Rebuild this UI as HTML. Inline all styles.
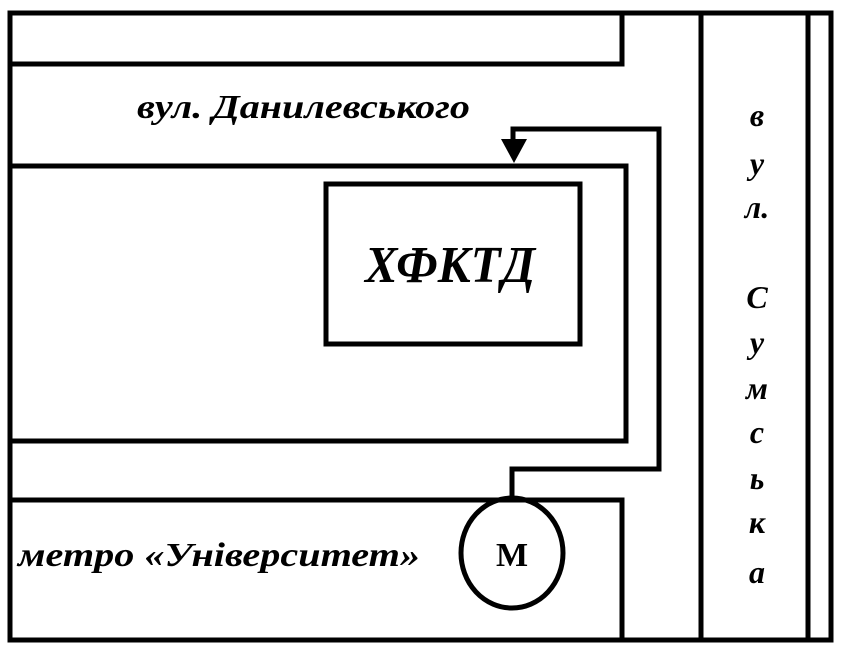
<!DOCTYPE html>
<html><head><meta charset="utf-8"><style>
html,body{margin:0;padding:0;background:#fff;}
svg text{font-family:"Liberation Serif","DejaVu Serif",serif;font-weight:bold;fill:#000;}
</style></head><body>
<svg width="847" height="661" viewBox="0 0 847 661" xmlns="http://www.w3.org/2000/svg">
<g fill="none" stroke="#000" stroke-width="5">
<rect x="10" y="13" width="821" height="627"/>
<polyline points="10,64 622,64 622,13"/>
<polyline points="10,166 626,166 626,441 10,441"/>
<polyline points="10,500 622,500 622,640"/>
<line x1="701" y1="13" x2="701" y2="640"/>
<line x1="808" y1="13" x2="808" y2="640"/>
<rect x="326" y="184" width="254" height="160"/>
<polyline points="512,498 512,469 659,469 659,129 513,129 513,142"/>
<ellipse cx="512" cy="553" rx="51" ry="55"/>
</g>
<polygon points="501,139 527,139 514,163" fill="#000"/>
<text x="137" y="118" font-size="34" font-style="italic" textLength="333" lengthAdjust="spacingAndGlyphs">вул. Данилевського</text>
<text x="365" y="282" font-size="52" font-style="italic" textLength="170" lengthAdjust="spacingAndGlyphs">ХФКТД</text>
<text x="18" y="566" font-size="34" font-style="italic" textLength="402" lengthAdjust="spacingAndGlyphs">метро «Університет»</text>
<text x="512" y="566" font-size="34" text-anchor="middle">М</text>
<g font-size="32" font-style="italic" text-anchor="middle">
<text x="757" y="126">в</text>
<text x="757" y="174">у</text>
<text x="757" y="218">л.</text>
<text x="757" y="308">С</text>
<text x="757" y="353">у</text>
<text x="757" y="399">м</text>
<text x="757" y="443">с</text>
<text x="757" y="489">ь</text>
<text x="757" y="533">к</text>
<text x="757" y="583">а</text>
</g>
</svg>
</body></html>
= = = =
◆ PROBLEM TO WORK ON
Transcribe the preceding listing in its entirety and with exact wording, leaving out pictures.

◆ SOLUTION
Rebuild this UI as HTML. Inline all styles.
<!DOCTYPE html>
<html><head><meta charset="utf-8"><style>
html,body{margin:0;padding:0;background:#fff;}
svg text{font-family:"Liberation Serif","DejaVu Serif",serif;font-weight:bold;fill:#000;}
</style></head><body>
<svg width="847" height="661" viewBox="0 0 847 661" xmlns="http://www.w3.org/2000/svg">
<g fill="none" stroke="#000" stroke-width="5">
<rect x="10" y="13" width="821" height="627"/>
<polyline points="10,64 622,64 622,13"/>
<polyline points="10,166 626,166 626,441 10,441"/>
<polyline points="10,500 622,500 622,640"/>
<line x1="701" y1="13" x2="701" y2="640"/>
<line x1="808" y1="13" x2="808" y2="640"/>
<rect x="326" y="184" width="254" height="160"/>
<polyline points="512,498 512,469 659,469 659,129 513,129 513,142"/>
<ellipse cx="512" cy="553" rx="51" ry="55"/>
</g>
<polygon points="501,139 527,139 514,163" fill="#000"/>
<text x="137" y="118" font-size="34" font-style="italic" textLength="333" lengthAdjust="spacingAndGlyphs">вул. Данилевського</text>
<text x="365" y="282" font-size="52" font-style="italic" textLength="170" lengthAdjust="spacingAndGlyphs">ХФКТД</text>
<text x="18" y="566" font-size="34" font-style="italic" textLength="402" lengthAdjust="spacingAndGlyphs">метро «Університет»</text>
<text x="512" y="566" font-size="34" text-anchor="middle">М</text>
<g font-size="32" font-style="italic" text-anchor="middle">
<text x="757" y="126">в</text>
<text x="757" y="174">у</text>
<text x="757" y="218">л.</text>
<text x="757" y="308">С</text>
<text x="757" y="353">у</text>
<text x="757" y="399">м</text>
<text x="757" y="443">с</text>
<text x="757" y="489">ь</text>
<text x="757" y="533">к</text>
<text x="757" y="583">а</text>
</g>
</svg>
</body></html>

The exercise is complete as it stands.